As the number of connected devices on networks and subsequent threats increase at a rate that is practically immeasurable, many organizations are making the mistake of fighting fire with fire. They are meeting complexity with complexity -- a moment-to-moment tactical response that reduces their cybersecurity to an inefficient collection of vendors, protocols and operating systems. At best, the data that serves as their most valuable asset is surrounded by a bolted-on security architecture that grows increasingly more difficult and costly to integrate and maintain. At worst, they have created the equivalent of a sieve -- a network that leaves gaps through which bad actors can slip in and out, at times without detection.
In the endless sprint to mitigate rapidly emerging threats and new attacks as they reveal themselves in real time, many organizations have actually made themselves less safe. More than ever, a good rule of thumb is, “If it is not seamless, it is not secure.” But it is increasingly difficult to create that seamlessness with a reactive approach that is more tactical than strategic.
There are many contributing factors to how we got here -- from the wild proliferation of mobile, to the increasing sophistication of attacks for profit and malice alike, to the explosion of security vendors top-heavy on marketing and latest-greatest solutions but light on alignment, to a C-suite scrambling to stay afloat in a monsoon of data and a digital global marketplace.
There is one thing that is not responsible, though: This is not the result of a lack of insight or understanding on the part of CISOs.
A C-level position still in its relative infancy, the CISO role arose three to five years ago as a solution to the stark new realities of cybersecurity -- which is like hiring a fire chief after the wildfires are raging out of control and directing him to build a fire department to put them out.
Or, more specifically, it is like hiring a fire chief with wildfires already raging while also telling him that access to water and oversight of its use must be obtained from the utility chief. And he must seek prior authorization from the traffic chief if he wants to race to the scene of the fire and have other vehicles yield to his sirens. And if he makes it to the scene in time, he must receive collaborative consensus to determine which burning infrastructures he should protect and which teams he may use to save them.
This may sound absurd, but it is a disconcertingly accurate metaphor for how cybersecurity is internally structured at many organizations.
With hands tied by the inheritance of a patchwork security network, and threats raging all around them, CISOs are often placed in an impossible position.

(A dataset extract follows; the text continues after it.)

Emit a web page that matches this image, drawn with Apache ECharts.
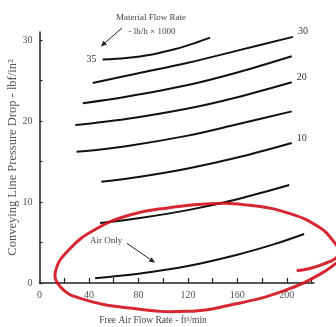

Though doing their best to secure their organizations’ systems, the speed and volume of today’s data and threats have placed them in a winless double bind. Everything is moving so fast that it is difficult to pull away from the whack-a-mole approach of the present to stave off attacks and patch vulnerabilities. But each time they do, there is the realization that they are winning battles and losing wars.
There is no greater threat to an organization’s data than the complexities that have arisen in the duplicative range of vendors and products that form many enterprise network security solutions. It is not hyperbole to say that many networks house more than 50 different security products and vendors -- some overlapping, others leaving wide gaps unprotected and many not able to communicate with each other to align protection when a threat is detected.
Add to that a disconcerting lack of cybersecurity talent that the industry is facing and the internal politics of protecting a network overseen and directed by a separate C-suite executive who may have conflicting directives and incentives for success.
While threat analysts -- and new security vendors that are making the industry feel more like a rush-hour subway -- are quick to attribute the explosion in attacks and damage caused to the evolving sophistication and automation of bad actors, external threats alone are not the sole cause. And often, they are not even the major cause.
Are threat assessment and mitigation absolutely critical to effective cybersecurity? Undeniably. Is it possible to maintain effective cybersecurity protocols and practices through threat mitigation alone? Absolutely not.
As today’s networks become increasingly over-engineered and under-protected, the only people who will benefit from more internal security complexity are vendors and hackers. That is in no way an equivalency between the two. But it is the result a mindset that offers short-term solutions and gains at the expense of the long-term health and security of data.
So where to begin?
Quite simply, with simplicity. We can’t allow our love of technology and innovation to work against us. It is too easy, especially as threat levels escalate in severity, to search for yet another product or service to save us and be distracted at the expense of sound business principles like clarity, alignment and efficiency.
All the vision and cutting-edge tools cannot make a difference if organizational confusion and conflict reign supreme. There are many advantages of compartmentalization within the network itself. But that conversation is premature if there is compartmentalization among the executives of an organization.
Effective cybersecurity must begin with C-suite decision makers and how they structure and align leadership roles and resources. As if there is not already enough on their plates, today’s CISOs must coordinate between themselves, the CIOs and the CEOs of their companies. While that may at times feel like another challenge onto itself, it is the only way they will have the resources, cooperation and mandate to fight the fires that will continue to rage around them. There is simply too much at stake to experiment with going it alone. CISOs must lead the conversation, internally and externally, that will create the clarity and alignment that is increasingly fundamental to effective cybersecurity today.